I don’t meditate every day but I rely heavily on it when anxiety strikes. I use the Inscape app exclusively (I’ve tried a few others but always come back to Inscape for its no-frills approach and extremely soothing narrator and sounds.) When I’m stressed, my anxiety has a way of often manifesting itself right before I go to bed which often makes sleep stressful. I was on medication for nearly ten years to help battle my mind-racing anxiety that would occur as I would try and fall asleep. But, upon coming off the Rx in June of 2016, I instead rely on meditation if I’m feeling anxious at bedtime. I’ll use one of Inscape’s several sleep-related meditations and almost always fall asleep shortly after I begin the session. The breath work helps me to quiet my mind and soothes any stress I feel built up in my chest. I can’t say enough good things about meditation if you suffer from anxiety. It provides a reset to your mind, body + soul and really does help me feel more calm.
Go for a Walk.
There’s a lot of science behind what good being outdoors and going on a walk can do for your mental state and I definitely am a believer in it. Sometimes just a 10 minute walk around my neighborhood can be what I need to calm down and reset. If I am extra anxious, I’ll do a meditation session while walking. A secondary option is a motivating podcast while I get out and walk.

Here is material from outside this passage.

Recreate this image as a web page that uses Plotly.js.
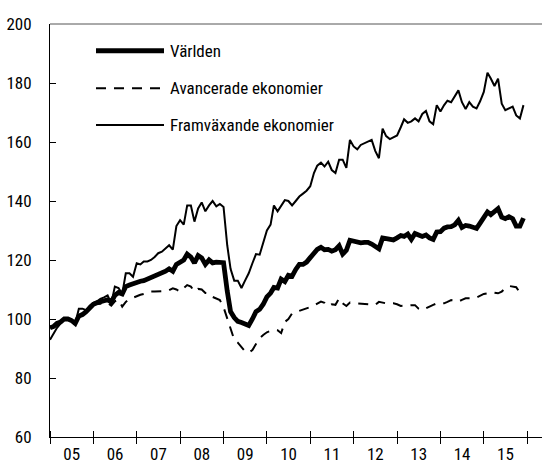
<!DOCTYPE html>
<html>
<head>
<meta charset="utf-8">
<script src="https://cdn.plot.ly/plotly-3.0.1.min.js"></script>
<style>html,body{margin:0;padding:0;background:#fff;}#chart{width:542px;height:466px;}</style>
</head>
<body>
<div id="chart"></div>
<script>
// Monthly series, Jan 2005 onward (index, 2005-01 = 100 approx.)
var startYear = 2005;
var seriesNames = ["Världen", "Avancerade ekonomier", "Framväxande ekonomier"];

var worldVals = [
  97, 97.5, 98.5, 99, 100, 100, 99.5, 98.5, 101, 101.5, 102.5, 103.5,
  105, 105.5, 106, 106.2, 106.5, 105.8, 108, 109, 108.5, 111, 111.5, 112,
  112.5, 112.8, 113, 113.5, 114, 114.3, 115, 115.5, 116.2, 117, 116.2, 118.5,
  119.2, 120, 122, 121, 119, 121.5, 120.7, 118.5, 120, 119, 119.3, 119.2,
  119.1, 109.5, 102.5, 100.5, 99.2, 98.8, 98.2, 97.8, 100, 102.5, 103.3, 105,
  107.5, 108.8, 110.7, 110.5, 113.5, 112.7, 114.8, 114.5, 116.8, 118.5, 118.5, 119.3,
  120.8, 122.5, 123.6, 124.3, 123.5, 123.6, 123, 123.5, 124.8, 122, 123.3, 126.7,
  126.4, 126.1, 125.8, 126, 126, 125.4, 124.8, 123.8, 127.5, 127.2, 126.8, 126.8,
  127.5, 128.3, 128, 128.8, 127, 129, 128.5, 128, 128.5, 127.5, 127, 129.5,
  129.6, 130.8, 131.2, 131.3, 131.9, 133.4, 131, 131.7, 131.5, 131.2, 130.7, 132.5,
  134.5, 136.3, 135.4, 136.5, 137.4, 134.5, 134, 134.7, 134, 131.5, 131.5, 134.2
];

var advancedVals = [
  97, 97.5, 98.5, 99.2, 100, 100, 99.5, 98.5, 100.5, 101.5, 102.5, 103.5,
  105, 105, 105.2, 105.5, 105.5, 104.5, 106, 106.5, 104.2, 105.8, 106.8, 107.2,
  107.8, 108.2, 108.5, 109, 109.3, 109.3, 109.4, 109.3, 109.5, 109.8, 110.4, 110,
  109.3, 110.5, 111.5, 111, 109.3, 110.2, 110, 108.8, 108.7, 107.5, 106.8, 106.4,
  104, 100, 96.5, 93, 92, 90.3, 89, 88.6, 89.5, 91.5, 93.5, 94.6,
  95.5, 96, 96.3, 96.2, 95.2, 99, 100, 101.9, 102.3, 102.8, 103.2, 103.6,
  104, 104.5, 105.2, 105.9, 105.5, 104.3, 105, 104.8, 107, 105.3, 104.4, 105.6,
  105.4, 105.3, 105.3, 105.1, 105, 104.8, 104.8, 105.8, 105.5, 105.3, 105.3, 105.3,
  105, 104.4, 104.5, 104.7, 104.7, 104.7, 103.5, 103, 103.5, 104.2, 104.8, 105.3,
  105.3, 105.3, 105.8, 106.4, 106, 105.9, 106.5, 107, 107, 107, 107.3, 107.8,
  108.5, 108.7, 109, 108.9, 108.7, 109.3, 110.5, 111.2, 111, 110.8, 108.9, 108.5
];

var emergingVals = [
  93, 95, 97, 98.5, 100, 100, 99.5, 98.5, 103.5, 103.5, 103, 104.5,
  105.5, 106, 106.8, 107.3, 108, 105.3, 111, 110.5, 108.5, 115.5, 115.5, 114.3,
  118.9, 118.5, 119.5, 119.5, 120, 121, 122.3, 122.8, 124, 125, 123.5, 131.5,
  133.5, 132, 138.5, 138.5, 133, 137.5, 139.5, 136.5, 138.5, 140, 138.2, 139,
  138, 125, 117, 113, 113, 110.5, 113, 115.5, 118.9, 122, 121.8, 126,
  130, 132, 138.5, 136.5, 138.5, 140.3, 140, 138.5, 140, 141.5, 142.5, 143.5,
  145, 149.5, 152, 153, 151.7, 153.3, 150.5, 149.5, 154, 154, 151.2, 160.7,
  158.5, 157.5, 159, 159.5, 160, 160.7, 157, 154.5, 164.5, 162, 161, 161.5,
  162.2, 165, 167.7, 166.5, 167, 168, 167, 169.5, 170.5, 167, 166, 172.5,
  170.3, 172.5, 174, 173.5, 175.4, 177.5, 173.5, 171.2, 173.5, 172, 171.4, 173.8,
  177, 183.5, 181.5, 179, 181.5, 173, 170.8, 171.5, 172, 169, 168, 172.5
];

var yearTicks = ["2005","2006","2007","2008","2009","2010","2011","2012","2013","2014","2015","2016"];

// month dates for the x axis
var months = [];
for (var i = 0; i < worldVals.length; i++) {
  var yy = startYear + Math.floor(i / 12);
  var mm = (i % 12) + 1;
  months.push(yy + "-" + (mm < 10 ? "0" + mm : mm) + "-01");
}
var tickDates = yearTicks.map(function (y) { return y + "-01-01"; });

var FONT = "'Roboto Condensed', 'DejaVu Sans Condensed', sans-serif";
var FS = 17;
var xRange = ["2005-01-01", "2016-05-05"];

var traces = [
  { x: months, y: advancedVals, type: "scatter", mode: "lines", name: seriesNames[1],
    line: { color: "#000", width: 2, dash: "10px,8px" }, hoverinfo: "skip" },
  { x: months, y: emergingVals, type: "scatter", mode: "lines", name: seriesNames[2],
    line: { color: "#000", width: 2 }, hoverinfo: "skip" },
  { x: months, y: worldVals, type: "scatter", mode: "lines", name: seriesNames[0],
    line: { color: "#000", width: 4.8 }, hoverinfo: "skip" },
  { x: months, y: worldVals, type: "scatter", mode: "lines", xaxis: "x2", showlegend: false,
    line: { color: "rgba(0,0,0,0)", width: 0 }, hoverinfo: "skip" }
];

// legend drawn manually (long line samples)
var legY = [0.9354, 0.8443, 0.7554];
var legDash = ["solid", "10px,8px", "solid"];
var legW = [5, 2, 2];
var shapes = [];
var annotations = [];
for (var k = 0; k < 3; k++) {
  shapes.push({ type: "line", xref: "paper", yref: "paper", x0: 0.0935, x1: 0.2317, y0: legY[k], y1: legY[k],
    line: { color: "#000", width: legW[k], dash: legDash[k] } });
  annotations.push({ xref: "paper", yref: "paper", x: 0.2395, y: legY[k], xanchor: "left", yanchor: "middle",
    text: seriesNames[k], showarrow: false, font: { family: FONT, size: FS, color: "#000" } });
}
// top frame line (grey)
shapes.push({ type: "line", xref: "paper", yref: "paper", x0: 0, x1: 1, y0: 1, y1: 1,
  line: { color: "#555", width: 1 } });

var layout = {
  width: 542, height: 466,
  margin: { l: 50, r: 0, t: 24, b: 29, pad: 0 },
  paper_bgcolor: "#fff", plot_bgcolor: "#fff",
  showlegend: false,
  font: { family: FONT, size: FS, color: "#000" },
  xaxis: {
    type: "date", range: xRange, tickvals: tickDates, showticklabels: false,
    ticks: "outside", ticklen: 6, tickwidth: 1, tickcolor: "#000",
    showline: true, linecolor: "#000", linewidth: 1, mirror: false,
    showgrid: false, zeroline: false, fixedrange: true
  },
  xaxis2: {
    type: "date", range: xRange, overlaying: "x", matches: "x",
    tickmode: "linear", tick0: "2005-01-01", dtick: "M12",
    ticklabelmode: "period", tickformat: "%y",
    ticks: "inside", ticklen: 6, tickwidth: 1, tickcolor: "#000",
    showline: false, showgrid: false, zeroline: false,
    tickfont: { family: FONT, size: FS, color: "#000" }, ticklabelstandoff: 5
  },
  yaxis: {
    range: [60, 200], tickmode: "linear", tick0: 60, dtick: 20,
    ticks: "inside", ticklen: 6, tickwidth: 1, tickcolor: "#000",
    showline: true, linecolor: "#000", linewidth: 1, mirror: false,
    showgrid: false, zeroline: false,
    tickfont: { family: FONT, size: FS, color: "#000" }, ticklabelstandoff: 14
  },
  shapes: shapes,
  annotations: annotations
};

Plotly.newPlot("chart", traces, layout, { staticPlot: true, displayModeBar: false });
</script>
</body>
</html>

Relatedly, working out has been a great means of lessening my anxiety. After a workout, I feel more empowered, more confident and less stressed. Those endorphins are flowing and I’m feeling much more prepared to conquer what’s causing my anxiety. Hot yoga in particular is my go-to for fighting anxiety and feeling as though I’m re-gaining my center but pretty much any exercise helps.
. . .
Do you suffer from anxiety ever? Do you have any tried and true ways that help you?
Anxiety is a medical condition and treatment should be discussed with your doctor to determine what is best for you. As I am not a doctor the above reflects what works best for me at this time and is not intended to replace the guidance of a physician in treating anxiety.